### [Task objective]
Using the material below, copy every line where "chart" appears.

### [Data entries]
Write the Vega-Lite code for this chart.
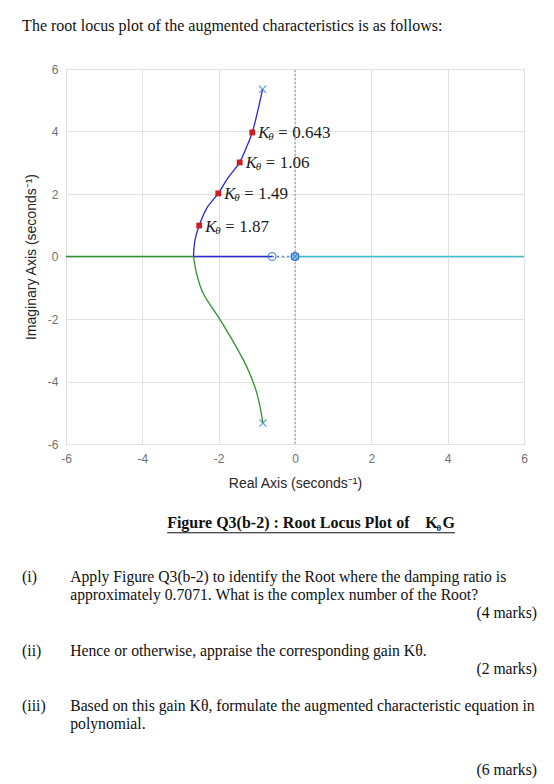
{
  "$schema": "https://vega.github.io/schema/vega-lite/v6.json",
  "width": 458,
  "height": 375,
  "autosize": {"type": "none"},
  "padding": {"left": 66, "top": 69, "right": 30, "bottom": 340},
  "background": "white",
  "config": {
    "view": {"stroke": "#7a7a7a", "strokeWidth": 1},
    "axis": {
      "labelFont": "Liberation Sans",
      "labelFontSize": 12,
      "labelColor": "#707070",
      "titleFont": "Liberation Sans",
      "titleFontSize": 14,
      "titleFontWeight": "normal",
      "titleColor": "#262626",
      "gridColor": "#e2e2e2",
      "gridOpacity": 1,
      "domain": false,
      "ticks": false,
      "labelExpr": "replace(datum.label, '−', '-')"
    }
  },
  "datasets": {
    "locus": [
      {"b": "blue", "seg": "b1", "o": 1, "x": -0.85, "y": 5.35},
      {"b": "blue", "seg": "b1", "o": 2, "x": -0.97, "y": 4.69},
      {"b": "blue", "seg": "b1", "o": 3, "x": -1.12, "y": 3.97},
      {"b": "blue", "seg": "b1", "o": 4, "x": -1.27, "y": 3.5},
      {"b": "blue", "seg": "b1", "o": 5, "x": -1.45, "y": 3.01},
      {"b": "blue", "seg": "b1", "o": 6, "x": -1.76, "y": 2.51},
      {"b": "blue", "seg": "b1", "o": 7, "x": -2.01, "y": 2.02},
      {"b": "blue", "seg": "b1", "o": 8, "x": -2.31, "y": 1.55},
      {"b": "blue", "seg": "b1", "o": 9, "x": -2.51, "y": 0.99},
      {"b": "blue", "seg": "b1", "o": 10, "x": -2.62, "y": 0.53},
      {"b": "blue", "seg": "b1", "o": 11, "x": -2.66, "y": 0},
      {"b": "blue", "seg": "b2", "o": 1, "x": -2.66, "y": 0},
      {"b": "blue", "seg": "b2", "o": 2, "x": -0.6, "y": 0},
      {"b": "green", "seg": "g1", "o": 1, "x": -6, "y": 0},
      {"b": "green", "seg": "g1", "o": 2, "x": -2.66, "y": 0},
      {"b": "green", "seg": "g2", "o": 1, "x": -2.66, "y": 0},
      {"b": "green", "seg": "g2", "o": 2, "x": -2.57, "y": -0.59},
      {"b": "green", "seg": "g2", "o": 3, "x": -2.41, "y": -1.17},
      {"b": "green", "seg": "g2", "o": 4, "x": -1.96, "y": -2.03},
      {"b": "green", "seg": "g2", "o": 5, "x": -1.57, "y": -2.83},
      {"b": "green", "seg": "g2", "o": 6, "x": -1.26, "y": -3.54},
      {"b": "green", "seg": "g2", "o": 7, "x": -1.0, "y": -4.37},
      {"b": "green", "seg": "g2", "o": 8, "x": -0.84, "y": -5.33},
      {"b": "cyan", "seg": "c1", "o": 1, "x": 0, "y": 0},
      {"b": "cyan", "seg": "c1", "o": 2, "x": 6, "y": 0}
    ],
    "dotted": [
      {"x": -0.6, "y": 0},
      {"x": 0, "y": 0}
    ],
    "imag": [
      {"x": 0, "y": -6},
      {"x": 0, "y": 6}
    ],
    "ticksX": [
      {"x": -4}, {"x": -2}, {"x": 0}, {"x": 2}, {"x": 4}
    ],
    "ticksY": [
      {"y": -4}, {"y": -2}, {"y": 0}, {"y": 2}, {"y": 4}
    ],
    "poles": [
      {"x": -0.85, "y": 5.35},
      {"x": -0.84, "y": -5.33},
      {"x": 0, "y": 0}
    ],
    "zeros": [
      {"x": -0.6, "y": 0}
    ],
    "origin": [
      {"x": 0, "y": 0}
    ],
    "gains": [
      {"k": "0.643", "x": -1.12, "y": 3.97},
      {"k": "1.06", "x": -1.45, "y": 3.01},
      {"k": "1.49", "x": -2.01, "y": 2.02},
      {"k": "1.87", "x": -2.51, "y": 0.99}
    ],
    "header": [
      {"t": "The root locus plot of the augmented characteristics is as follows:", "x": -7.15, "y": 7.22}
    ],
    "caption": [
      {"t": "Figure Q3(b-2) : Root Locus Plot of", "x": -3.35, "y": -8.69}
    ],
    "captionK": [
      {"t": "K", "x": 3.41, "y": -8.69}
    ],
    "captionSub": [
      {"t": "θ", "x": 3.71, "y": -8.69}
    ],
    "captionEnd": [
      {"t": "G", "x": 4.19, "y": -8.69}
    ],
    "underline": [
      {"x": -3.35, "x2": 4.19, "y": -8.84}
    ],
    "body": [
      {"t": "(i)", "x": -7.15, "y": -10.42},
      {"t": "Apply Figure Q3(b-2) to identify the Root where the damping ratio is", "x": -5.89, "y": -10.42},
      {"t": "approximately 0.7071. What is the complex number of the Root?", "x": -5.89, "y": -10.99},
      {"t": "(ii)", "x": -7.15, "y": -12.78},
      {"t": "Hence or otherwise, appraise the corresponding gain Kθ.", "x": -5.89, "y": -12.78},
      {"t": "(iii)", "x": -7.15, "y": -14.54},
      {"t": "Based on this gain Kθ, formulate the augmented characteristic equation in", "x": -5.89, "y": -14.54},
      {"t": "polynomial.", "x": -5.89, "y": -15.12}
    ],
    "marks": [
      {"t": "(4 marks)", "x": 6.34, "y": -11.57},
      {"t": "(2 marks)", "x": 6.34, "y": -13.36},
      {"t": "(6 marks)", "x": 6.34, "y": -16.6}
    ]
  },
  "encoding": {
    "x": {
      "field": "x",
      "type": "quantitative",
      "scale": {"domain": [-6, 6], "nice": false, "zero": false},
      "axis": {"values": [-6, -4, -2, 0, 2, 4, 6], "title": "Real Axis (seconds⁻¹)", "labelPadding": 9, "titlePadding": 12, "labelFlush": false}
    },
    "y": {
      "field": "y",
      "type": "quantitative",
      "scale": {"domain": [-6, 6], "nice": false, "zero": false},
      "axis": {"values": [-6, -4, -2, 0, 2, 4, 6], "title": "Imaginary Axis (seconds⁻¹)", "labelPadding": 8, "titlePadding": 9, "labelFlush": false}
    }
  },
  "layer": [
    {
      "data": {"name": "imag"},
      "mark": {"type": "line", "color": "#8c8c8c", "strokeDash": [2, 2], "strokeWidth": 1},
      "encoding": {}
    },
    {
      "data": {"name": "ticksX"},
      "mark": {"type": "rule", "color": "#7a7a7a", "strokeWidth": 1},
      "encoding": {"y": {"datum": -6, "type": "quantitative"}, "y2": {"datum": -5.85}}
    },
    {
      "data": {"name": "ticksX"},
      "mark": {"type": "rule", "color": "#7a7a7a", "strokeWidth": 1},
      "encoding": {"y": {"datum": 6, "type": "quantitative"}, "y2": {"datum": 5.85}}
    },
    {
      "data": {"name": "ticksY"},
      "mark": {"type": "rule", "color": "#7a7a7a", "strokeWidth": 1},
      "encoding": {"x": {"datum": -6, "type": "quantitative"}, "x2": {"datum": -5.875}}
    },
    {
      "data": {"name": "ticksY"},
      "mark": {"type": "rule", "color": "#7a7a7a", "strokeWidth": 1},
      "encoding": {"x": {"datum": 6, "type": "quantitative"}, "x2": {"datum": 5.875}}
    },
    {
      "data": {"name": "locus"},
      "mark": {"type": "line", "strokeWidth": 1.3, "interpolate": "catmull-rom"},
      "encoding": {
        "color": {"field": "b", "type": "nominal", "scale": {"domain": ["blue", "green", "cyan"], "range": ["#2a2ad2", "#2f922f", "#3ec3cc"]}, "legend": null},
        "detail": {"field": "seg"},
        "order": {"field": "o", "type": "quantitative"}
      }
    },
    {
      "data": {"name": "dotted"},
      "mark": {"type": "line", "color": "#4f86cf", "strokeDash": [2, 3], "strokeWidth": 1.3},
      "encoding": {}
    },
    {
      "data": {"name": "zeros"},
      "mark": {"type": "point", "shape": "circle", "filled": false, "size": 60, "stroke": "#2f68c4", "strokeWidth": 1.3}
    },
    {
      "data": {"name": "origin"},
      "mark": {"type": "point", "shape": "circle", "filled": true, "size": 60, "fill": "#8fcbe6", "stroke": "#2f68c4", "strokeWidth": 1.3, "opacity": 1}
    },
    {
      "data": {"name": "poles"},
      "mark": {"type": "point", "shape": "M -1 -1 L 1 1 M -1 1 L 1 -1", "filled": false, "size": 50, "stroke": "#2f7fc0", "strokeWidth": 1.3}
    },
    {
      "data": {"name": "gains"},
      "mark": {"type": "point", "shape": "square", "filled": true, "size": 34, "color": "#c81e24", "opacity": 1}
    },
    {
      "data": {"name": "gains"},
      "mark": {"type": "text", "text": "K", "font": "Liberation Serif", "fontStyle": "italic", "fontSize": 16.5, "align": "left", "baseline": "middle", "dx": 6, "dy": 1, "color": "#1a1a1a"}
    },
    {
      "data": {"name": "gains"},
      "mark": {"type": "text", "text": "θ", "font": "Liberation Serif", "fontStyle": "italic", "fontSize": 11, "align": "left", "baseline": "middle", "dx": 16, "dy": 5, "color": "#1a1a1a"}
    },
    {
      "data": {"name": "gains"},
      "mark": {"type": "text", "text": "=", "font": "Liberation Serif", "fontSize": 16.5, "align": "left", "baseline": "middle", "dx": 26, "dy": 1, "color": "#1a1a1a"}
    },
    {
      "data": {"name": "gains"},
      "mark": {"type": "text", "font": "Liberation Serif", "fontSize": 17, "align": "left", "baseline": "middle", "dx": 40, "dy": 1, "color": "#1a1a1a"},
      "encoding": {"text": {"field": "k"}}
    },
    {
      "data": {"name": "header"},
      "mark": {"type": "text", "font": "Liberation Serif", "fontSize": 16, "align": "left", "baseline": "alphabetic", "color": "#111"},
      "encoding": {"text": {"field": "t"}}
    },
    {
      "data": {"name": "caption"},
      "mark": {"type": "text", "font": "Liberation Serif", "fontSize": 16, "fontWeight": "bold", "align": "left", "baseline": "alphabetic", "color": "#111"},
      "encoding": {"text": {"field": "t"}}
    },
    {
      "data": {"name": "captionK"},
      "mark": {"type": "text", "font": "Liberation Serif", "fontSize": 16, "fontWeight": "bold", "align": "left", "baseline": "alphabetic", "color": "#111"},
      "encoding": {"text": {"field": "t"}}
    },
    {
      "data": {"name": "captionSub"},
      "mark": {"type": "text", "font": "Liberation Serif", "fontSize": 9, "fontWeight": "bold", "align": "left", "baseline": "alphabetic", "dy": 3, "color": "#111"},
      "encoding": {"text": {"field": "t"}}
    },
    {
      "data": {"name": "captionEnd"},
      "mark": {"type": "text", "font": "Liberation Serif", "fontSize": 16, "fontWeight": "bold", "align": "right", "baseline": "alphabetic", "color": "#111"},
      "encoding": {"text": {"field": "t"}}
    },
    {
      "data": {"name": "underline"},
      "mark": {"type": "rule", "color": "#111", "strokeWidth": 1},
      "encoding": {"x2": {"field": "x2"}}
    },
    {
      "data": {"name": "body"},
      "mark": {"type": "text", "font": "Liberation Serif", "fontSize": 15.7, "align": "left", "baseline": "alphabetic", "color": "#111"},
      "encoding": {"text": {"field": "t"}}
    },
    {
      "data": {"name": "marks"},
      "mark": {"type": "text", "font": "Liberation Serif", "fontSize": 15.7, "align": "right", "baseline": "alphabetic", "color": "#111"},
      "encoding": {"text": {"field": "t"}}
    }
  ]
}
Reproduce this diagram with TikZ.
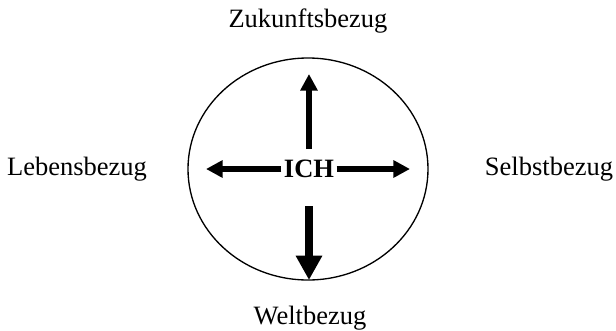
\documentclass[tikz,border=0pt]{standalone}
\usepackage{fontspec}
\setmainfont{Liberation Serif}
\usetikzlibrary{arrows.meta}

\begin{document}
\begin{tikzpicture}[x=0.4528pt, y=-0.4528pt]

    \tikzset{
      label/.style={
        font=\fontsize{12}{14}\selectfont,
        anchor=base,
        inner sep=0pt,
      },
      ray/.style={
        line width=2.7pt,
        -{Triangle[length=7.5pt, width=7.5pt]},
      },
      bigray/.style={
        line width=3.6pt,
        -{Triangle[length=11pt, width=11.3pt]},
      },
    }
    \useasboundingbox (0,0) rectangle (616,331);
    	\draw[line width=0.6pt] (308,169) ellipse [x radius=120, y radius=111];
	\node[label, font=\fontsize{12}{14}\selectfont\bfseries, inner sep=1pt] (ich) at (309,177) {ICH};
	\node[label] (zukunft) at (308,27) {Zukunftsbezug};
	\node[label] (leben) at (77,175) {Lebensbezug};
	\node[label] (selbst) at (549,175) {Selbstbezug};
	\node[label] (welt) at (310,324) {Weltbezug};
	\coordinate (obenA) at (309,149);
	\coordinate (obenB) at (309,74);
	\coordinate (linksB) at (206,169);
	\coordinate (rechtsB) at (410,169);
	\coordinate (untenA) at (309,206);
	\coordinate (untenB) at (309,280);
\draw[ray] (obenA) -- (obenB);
\draw[ray] (ich.west |- linksB) -- (linksB);
\draw[ray] (ich.east |- rechtsB) -- (rechtsB);
\draw[bigray] (untenA) -- (untenB);


\end{tikzpicture}
\end{document}
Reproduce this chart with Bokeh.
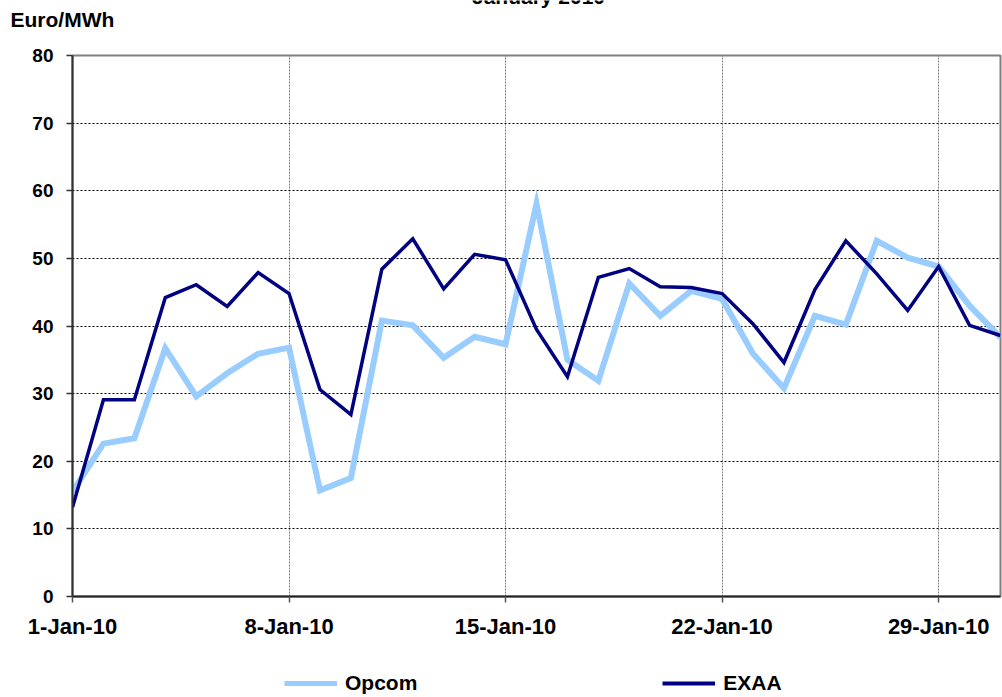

### [Answer to this task]
Write the Vega-Lite code for this chart.
Reproduce this chart with Bokeh.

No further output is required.